‘Changing the NHS contract for dentists will help improve access’, writes Grantham MP Gareth Davies

The latest column by Gareth Davies, MP for Grantham and Stamford:

Dental care and access to a dentist is an issue of great importance to us all. I know that many people have experienced great frustration when trying to book appointments, from check-ups to urgent procedures – this needs to change.

In the last two years, like almost every area of our national life, the pandemic caused great disruption to the work of dentists and created large backlogs. Dentistry was particularly affected because covid is an airborne illness, spread by close contact.


Given the difficulties this created for treatment, it was important that we lifted restrictions for dentists as soon as it was safe to do so.

This was done as part of the Government’s ‘Living with Covid Strategy’ earlier this year, and I was encouraged to learn from colleagues that many practices are now actually running at pre-covid capacity.

However, there were also some barriers to accessing dentistry – especially NHS treatment – which existed before the pandemic.

The issue is not the number of dentists we have available, for example, between 2008-09 and 2018-19 there has been a remarkable +21 per cent increase in the number of dentists we produce as a country. Rather, the issue is about where and how they work.

The main obstacle to improvement in terms of access has been the NHS contract with dentists. Signed off by the then government in 2006, the contract did not proportionately compensate and incentivise dental practices to take on NHS patients.

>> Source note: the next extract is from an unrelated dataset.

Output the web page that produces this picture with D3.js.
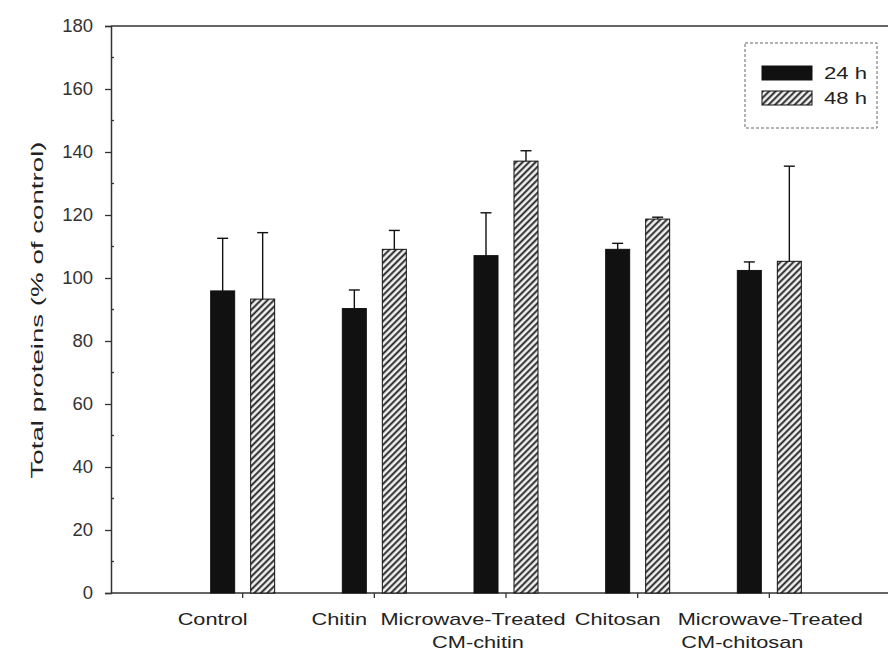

For example, under the NHS contract, dentists taking NHS work would be paid the same for a simple surgery as they would for a more complicated one, meaning it did not make sense for them to take on more expensive and time consuming procedures.

Another issue has been that the amount the NHS paid for dental work varied between different practices and areas of the country. This meant there were whole areas where, again, it did not make financial sense for dentists to provide NHS treatment.

I am pleased to say that, beginning this year, a new contract will come into effect which addresses these specific problems. Pay for NHS work will now reflect the complexity of a procedure, with different awards for different levels of complexity.

There will also be a minimum value applied to all treatment in England, ensuring no area is left behind.

In the long term, while the number of dentists in the country is expanding, it is important that our county produces our own dentists because all the evidence suggests that students stay and work in the area where they train.

That is why I am pleased to join my neighbouring colleague, Caroline Johnson MP, in calling for a new dental school to be established here in Lincolnshire – setting out a long-term solution to ensuring the supply of dentists in Lincolnshire is secure.